Medios amarillistas, que infundían miedo y odio al “otro” peligroso, atizaron un discurso de odio más y más violento. Proliferaron en las calles palabras denigrantes y ofensivas, actos violentos contra cualquiera que “pareciera musulmán”, a los ojos de la ignorancia y del temor.
De este acto terrorista y de estas guerras surgió el Patriot Act, para controlar a la población estadounidense; surgió también Guantánamo, prisión ignominiosa donde se practicaron actos de tortura, mininizados como “excesos”necesarios contra “enemigos bárbaros”. Un pozo de inhumanidad.
Si los actos terroristas deshumanizan y desgarran, las guerras actuales matan y dañan a la población civil. Las bombas y proyectiles destruyen comunidades, aniquilan familias, desangran a mujeres y niños. Si el terrorismo solo sirve a los violentos, ¿a quiénes sirve la respuesta bélica?
El auge de antisemitismo y anti-islamismo en distintos países es un signo más de los tiempos peligrosos y violentos en que vivimos. No podemos tolerar ni la deshumanización de unos ni la de otros.
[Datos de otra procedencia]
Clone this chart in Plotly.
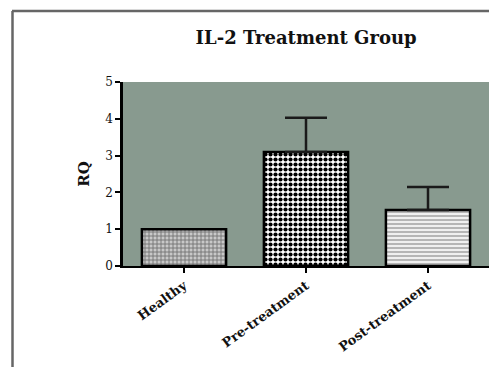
import plotly.graph_objects as go

categories = ["Healthy", "Pre-treatment", "Post-treatment"]
rq_mean = [1.0, 3.1, 1.52]
rq_err_plus = [0.0, 0.93, 0.63]
y_ticks = [0, 1, 2, 3, 4, 5]

font_family = "DejaVu Serif, Liberation Serif, serif"

fig = go.Figure()
pattern_shapes = ["+", ".", "-"]
pattern_fg = ["#707070", "#000000", "#a8a8a8"]
pattern_bg = ["#c8c8c8", "#ffffff", "#f0f0f0"]
pattern_size = [4, 5, 4]
pattern_sol = [0.4, 0.55, 0.4]

for i, cat in enumerate(categories):
    fig.add_trace(go.Bar(
        x=[cat], y=[rq_mean[i]],
        width=0.69,
        marker=dict(
            color=pattern_bg[i],
            line=dict(color="black", width=2.5),
            pattern=dict(shape=pattern_shapes[i], fgcolor=pattern_fg[i],
                         bgcolor=pattern_bg[i], size=pattern_size[i],
                         solidity=pattern_sol[i], fillmode="replace"),
        ),
        error_y=dict(type="data", symmetric=False, array=[rq_err_plus[i]],
                     arrayminus=[0], color="#1a1a1a", thickness=2.5,
                     width=21, visible=rq_err_plus[i] > 0),
        showlegend=False,
    ))

fig.update_layout(
    width=489, height=367,
    margin=dict(l=123, r=0, t=82, b=101),
    paper_bgcolor="white",
    plot_bgcolor="#889a8f",
    barmode="overlay",
    title=dict(text="<b>IL-2 Treatment Group</b>", x=0.626, xanchor="center",
               y=1 - 38 / 367, yanchor="middle",
               font=dict(family=font_family, size=18, color="#111")),
    font=dict(family=font_family, color="#111"),
)
fig.update_xaxes(
    categoryorder="array", categoryarray=categories,
    range=[-0.5, 2.5],
    showline=True, linecolor="black", linewidth=2,
    ticks="outside", ticklen=5, tickwidth=1.5, tickcolor="black",
    tickangle=-36,
    tickfont=dict(family=font_family, size=13, color="#111"),
    tickprefix="<b>", ticksuffix="</b>",
    showgrid=False, zeroline=False,
)
fig.update_yaxes(
    range=[0, 5], tickvals=y_ticks,
    showline=True, linecolor="black", linewidth=2.5,
    ticks="outside", ticklen=5, tickwidth=2, tickcolor="black",
    tickfont=dict(family=font_family, size=12, color="#111"),
    tickprefix="<b>", ticksuffix="</b>",
    title=dict(text="<b>RQ</b>", font=dict(family=font_family, size=15, color="#111"),
               standoff=12),
    showgrid=False, zeroline=False,
)

# decorative frame around the figure
fig.add_shape(type="line", xref="paper", yref="paper",
              x0=(12 - 123) / 366, x1=1.01, y0=1 + 71 / 184, y1=1 + 71 / 184,
              line=dict(color="#666", width=2.5))
fig.add_shape(type="line", xref="paper", yref="paper",
              x0=(12.5 - 123) / 366, x1=(12.5 - 123) / 366,
              y0=1 + 71 / 184, y1=-101 / 184 - 0.05,
              line=dict(color="#666", width=2.5))

fig.write_html(
    "out.html",
    config={"displayModeBar": False},
    post_script="document.body.style.margin='0';document.body.style.overflow='hidden';",
)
El proceso de construcción de poblaciones enteras como “enemigo” no sirve a la humanidad. Si acaso, beneficia a gobiernos autoritarios, de cualquier ideología o religión, o a grupos terroristas, que también fomentan discursos peligrosos en tanto alientan la violencia. En este ambiente tóxico es necesario recordar y afirmar que ninguna vida humana vale más que otra.